*Work to do:* Each entry below is to be given again word for word, with no pictures.

[BEGIN]

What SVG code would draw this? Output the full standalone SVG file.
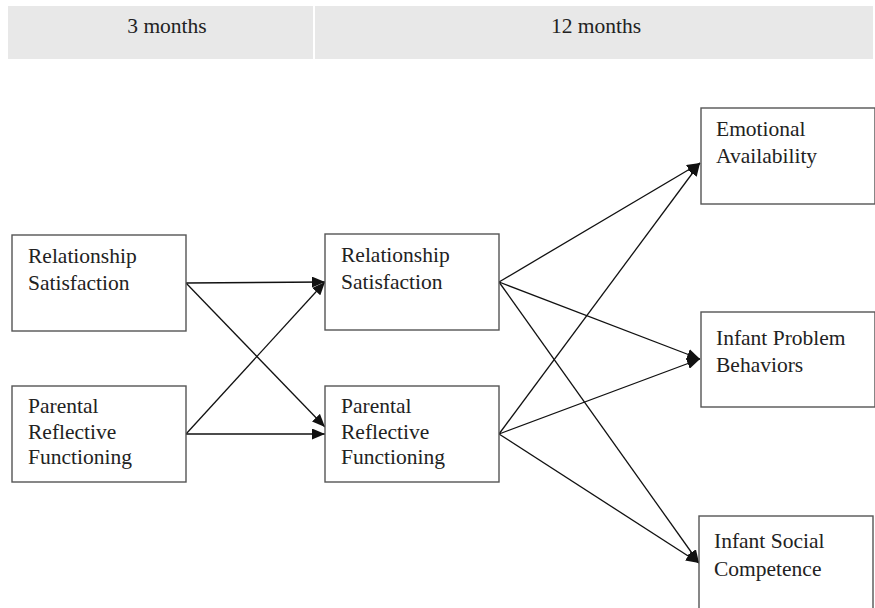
<svg xmlns="http://www.w3.org/2000/svg" width="875" height="608" viewBox="0 0 875 608">
<style>
.hdr{fill:#e8e8e8}
.box{fill:#fff;stroke:#555;stroke-width:1.4}
.t{font-family:'Liberation Serif','Times New Roman',serif;font-size:21.5px;fill:#222}
.c{stroke:#111;stroke-width:1.3;fill:none;marker-end:url(#ah)}
</style>
<defs>
<marker id="ah" markerUnits="userSpaceOnUse" markerWidth="13" markerHeight="11" refX="13" refY="5.5" orient="auto">
<path d="M0,0 L13,5.5 L0,11 z" fill="#111"/>
</marker>
</defs>
<rect width="875" height="608" fill="#fff"/>
<g id="header">
<rect class="hdr" x="8" y="6" width="305" height="53"/>
<rect class="hdr" x="315" y="6" width="558" height="53"/>
<text class="t" x="167" y="33" text-anchor="middle">3 months</text>
<text class="t" x="596" y="33" text-anchor="middle">12 months</text>
</g>
<g id="connectors">
<line class="c" x1="186" y1="283" x2="325" y2="282"/>
<line class="c" x1="186" y1="283" x2="325" y2="427"/>
<line class="c" x1="186" y1="434" x2="325" y2="282"/>
<line class="c" x1="186" y1="434" x2="325" y2="434"/>
<line class="c" x1="499" y1="282" x2="700" y2="163"/>
<line class="c" x1="499" y1="282" x2="700" y2="359"/>
<line class="c" x1="499" y1="282" x2="699" y2="563"/>
<line class="c" x1="499" y1="434" x2="700" y2="163"/>
<line class="c" x1="499" y1="434" x2="700" y2="359"/>
<line class="c" x1="499" y1="434" x2="699" y2="563"/>
</g>
<g id="rs3">
<rect class="box" x="12" y="235" width="174" height="96"/>
<text class="t" x="28" y="263">Relationship</text>
<text class="t" x="28" y="289.5">Satisfaction</text>
</g>
<g id="prf3">
<rect class="box" x="12" y="386" width="174" height="96"/>
<text class="t" x="28" y="413">Parental</text>
<text class="t" x="28" y="438.5">Reflective</text>
<text class="t" x="28" y="464">Functioning</text>
</g>
<g id="rs12">
<rect class="box" x="325" y="234" width="174" height="96"/>
<text class="t" x="341" y="262">Relationship</text>
<text class="t" x="341" y="288.5">Satisfaction</text>
</g>
<g id="prf12">
<rect class="box" x="325" y="386" width="174" height="96"/>
<text class="t" x="341" y="413">Parental</text>
<text class="t" x="341" y="438.5">Reflective</text>
<text class="t" x="341" y="464">Functioning</text>
</g>
<g id="ea">
<rect class="box" x="701" y="108" width="174" height="96"/>
<text class="t" x="716" y="136">Emotional</text>
<text class="t" x="716" y="162.5">Availability</text>
</g>
<g id="ipb">
<rect class="box" x="701" y="312" width="174" height="95"/>
<text class="t" x="716" y="345">Infant Problem</text>
<text class="t" x="716" y="371.5">Behaviors</text>
</g>
<g id="isc">
<rect class="box" x="699" y="516" width="174" height="96"/>
<text class="t" x="714" y="548">Infant Social</text>
<text class="t" x="714" y="575.5">Competence</text>
</g>
</svg>
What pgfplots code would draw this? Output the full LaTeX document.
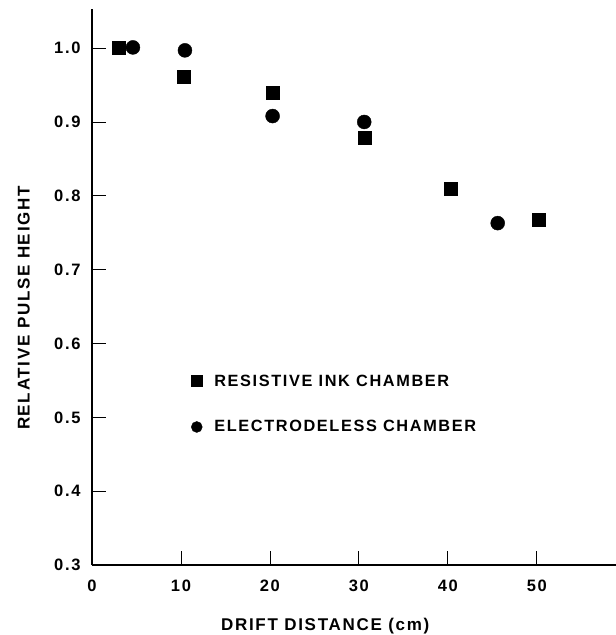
\documentclass[border=0pt]{standalone}
\usepackage{fontspec}
\setmainfont{Liberation Sans}[LetterSpace=10]
\usepackage{pgfplots}
\pgfplotsset{compat=1.18}

\begin{document}
\begin{tikzpicture}[x=1pt,y=1pt]
\path[use as bounding box] (-92,-70) rectangle (524,565);
\begin{axis}[
    at={(0,0)}, anchor=south west,
    scale only axis,
    width=524pt, height=556pt,
    xmin=0, xmax=58.9,
    ymin=0.3, ymax=1.053,
    axis lines=left,
    axis line style={-},
    x axis line style={line width=1.1pt},
    y axis line style={line width=1.8pt},
    xtick={0,10,20,30,40,50},
    ytick={0.3,0.4,0.5,0.6,0.7,0.8,0.9,1.0},
    tick align=inside,
    major tick length=14pt,
    tick style={black, line width=0.8pt},
    /pgf/number format/assume math mode=true,
    ticklabel style={font=\fontsize{16.5}{18}\selectfont\bfseries},
    xticklabel style={yshift=-11pt},
    yticklabel style={xshift=-8pt, /pgf/number format/.cd, fixed, fixed zerofill, precision=1},
    xlabel={DRIFT DISTANCE (cm)},
    ylabel={RELATIVE PULSE HEIGHT},
    label style={font=\fontsize{17}{19}\selectfont\bfseries},
    xlabel style={at={(axis description cs:0.445,-0.110)}, anchor=center},
    ylabel style={at={(axis description cs:-0.130,0.462)}, anchor=center},
    legend style={draw=none, fill=none, at={(axis cs:10.8,0.518)}, anchor=west,
        font=\fontsize{16.3}{18}\selectfont\bfseries, row sep=29pt},
    legend cell align=left,
    legend image code/.code={\draw[#1, mark size=5.5pt] plot coordinates {(0pt,0pt)};},
    /tikz/every odd column/.style={column sep=10pt},
]

% resistive ink chamber
\addplot[only marks, mark=square*, mark size=6.5pt, black] coordinates {
    (3.0,1.001) (10.3,0.961) (20.3,0.939) (30.6,0.879) (40.3,0.809) (50.2,0.768)
};
\addlegendentry{RESISTIVE INK CHAMBER}

% electrodeless chamber
\addplot[only marks, mark=*, mark size=7pt, black] coordinates {
    (4.6,1.001) (10.45,0.997) (20.3,0.908) (30.6,0.900) (45.6,0.763)
};
\addlegendentry{ELECTRODELESS CHAMBER}

\end{axis}
\end{tikzpicture}
\end{document}
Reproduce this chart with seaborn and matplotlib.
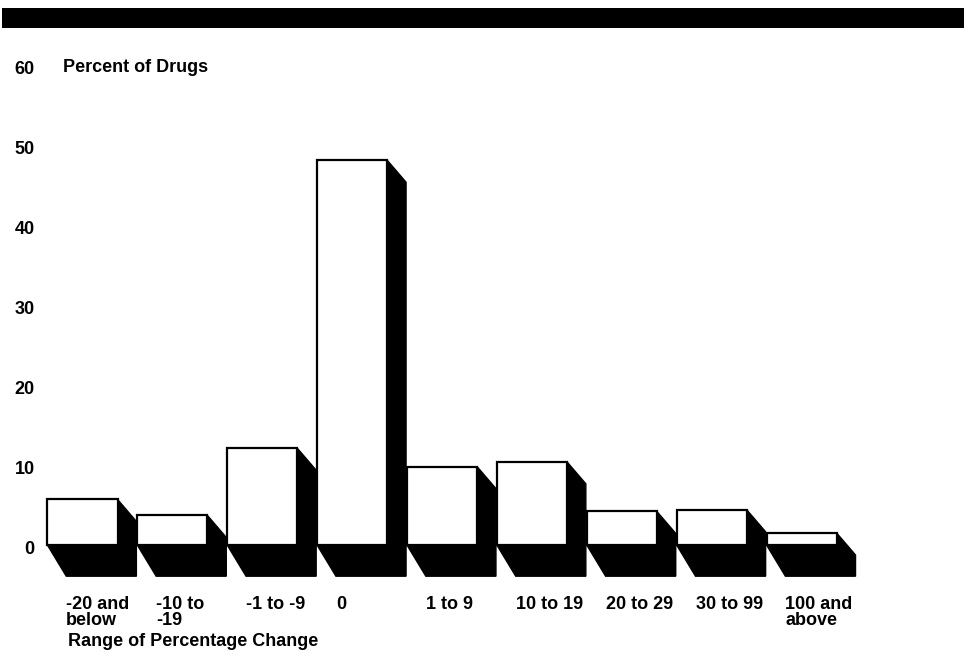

[END]

*Response to the task:*
What SVG code would draw this? Output the full standalone SVG file.
<svg xmlns="http://www.w3.org/2000/svg" width="875" height="608" viewBox="0 0 875 608">
<style>
.hdr{fill:#e8e8e8}
.box{fill:#fff;stroke:#555;stroke-width:1.4}
.t{font-family:'Liberation Serif','Times New Roman',serif;font-size:21.5px;fill:#222}
.c{stroke:#111;stroke-width:1.3;fill:none;marker-end:url(#ah)}
</style>
<defs>
<marker id="ah" markerUnits="userSpaceOnUse" markerWidth="13" markerHeight="11" refX="13" refY="5.5" orient="auto">
<path d="M0,0 L13,5.5 L0,11 z" fill="#111"/>
</marker>
</defs>
<rect width="875" height="608" fill="#fff"/>
<g id="header">
<rect class="hdr" x="8" y="6" width="305" height="53"/>
<rect class="hdr" x="315" y="6" width="558" height="53"/>
<text class="t" x="167" y="33" text-anchor="middle">3 months</text>
<text class="t" x="596" y="33" text-anchor="middle">12 months</text>
</g>
<g id="connectors">
<line class="c" x1="186" y1="283" x2="325" y2="282"/>
<line class="c" x1="186" y1="283" x2="325" y2="427"/>
<line class="c" x1="186" y1="434" x2="325" y2="282"/>
<line class="c" x1="186" y1="434" x2="325" y2="434"/>
<line class="c" x1="499" y1="282" x2="700" y2="163"/>
<line class="c" x1="499" y1="282" x2="700" y2="359"/>
<line class="c" x1="499" y1="282" x2="699" y2="563"/>
<line class="c" x1="499" y1="434" x2="700" y2="163"/>
<line class="c" x1="499" y1="434" x2="700" y2="359"/>
<line class="c" x1="499" y1="434" x2="699" y2="563"/>
</g>
<g id="rs3">
<rect class="box" x="12" y="235" width="174" height="96"/>
<text class="t" x="28" y="263">Relationship</text>
<text class="t" x="28" y="289.5">Satisfaction</text>
</g>
<g id="prf3">
<rect class="box" x="12" y="386" width="174" height="96"/>
<text class="t" x="28" y="413">Parental</text>
<text class="t" x="28" y="438.5">Reflective</text>
<text class="t" x="28" y="464">Functioning</text>
</g>
<g id="rs12">
<rect class="box" x="325" y="234" width="174" height="96"/>
<text class="t" x="341" y="262">Relationship</text>
<text class="t" x="341" y="288.5">Satisfaction</text>
</g>
<g id="prf12">
<rect class="box" x="325" y="386" width="174" height="96"/>
<text class="t" x="341" y="413">Parental</text>
<text class="t" x="341" y="438.5">Reflective</text>
<text class="t" x="341" y="464">Functioning</text>
</g>
<g id="ea">
<rect class="box" x="701" y="108" width="174" height="96"/>
<text class="t" x="716" y="136">Emotional</text>
<text class="t" x="716" y="162.5">Availability</text>
</g>
<g id="ipb">
<rect class="box" x="701" y="312" width="174" height="95"/>
<text class="t" x="716" y="345">Infant Problem</text>
<text class="t" x="716" y="371.5">Behaviors</text>
</g>
<g id="isc">
<rect class="box" x="699" y="516" width="174" height="96"/>
<text class="t" x="714" y="548">Infant Social</text>
<text class="t" x="714" y="575.5">Competence</text>
</g>
</svg>
What pgfplots code would draw this? Output the full LaTeX document.
\documentclass[border=0pt]{standalone}
\usepackage{fontspec}
\setmainfont{Liberation Sans}[LetterSpace=10]
\usepackage{pgfplots}
\pgfplotsset{compat=1.18}

\begin{document}
\begin{tikzpicture}[x=1pt,y=1pt]
\path[use as bounding box] (-92,-70) rectangle (524,565);
\begin{axis}[
    at={(0,0)}, anchor=south west,
    scale only axis,
    width=524pt, height=556pt,
    xmin=0, xmax=58.9,
    ymin=0.3, ymax=1.053,
    axis lines=left,
    axis line style={-},
    x axis line style={line width=1.1pt},
    y axis line style={line width=1.8pt},
    xtick={0,10,20,30,40,50},
    ytick={0.3,0.4,0.5,0.6,0.7,0.8,0.9,1.0},
    tick align=inside,
    major tick length=14pt,
    tick style={black, line width=0.8pt},
    /pgf/number format/assume math mode=true,
    ticklabel style={font=\fontsize{16.5}{18}\selectfont\bfseries},
    xticklabel style={yshift=-11pt},
    yticklabel style={xshift=-8pt, /pgf/number format/.cd, fixed, fixed zerofill, precision=1},
    xlabel={DRIFT DISTANCE (cm)},
    ylabel={RELATIVE PULSE HEIGHT},
    label style={font=\fontsize{17}{19}\selectfont\bfseries},
    xlabel style={at={(axis description cs:0.445,-0.110)}, anchor=center},
    ylabel style={at={(axis description cs:-0.130,0.462)}, anchor=center},
    legend style={draw=none, fill=none, at={(axis cs:10.8,0.518)}, anchor=west,
        font=\fontsize{16.3}{18}\selectfont\bfseries, row sep=29pt},
    legend cell align=left,
    legend image code/.code={\draw[#1, mark size=5.5pt] plot coordinates {(0pt,0pt)};},
    /tikz/every odd column/.style={column sep=10pt},
]

% resistive ink chamber
\addplot[only marks, mark=square*, mark size=6.5pt, black] coordinates {
    (3.0,1.001) (10.3,0.961) (20.3,0.939) (30.6,0.879) (40.3,0.809) (50.2,0.768)
};
\addlegendentry{RESISTIVE INK CHAMBER}

% electrodeless chamber
\addplot[only marks, mark=*, mark size=7pt, black] coordinates {
    (4.6,1.001) (10.45,0.997) (20.3,0.908) (30.6,0.900) (45.6,0.763)
};
\addlegendentry{ELECTRODELESS CHAMBER}

\end{axis}
\end{tikzpicture}
\end{document}
Reproduce this chart with seaborn and matplotlib.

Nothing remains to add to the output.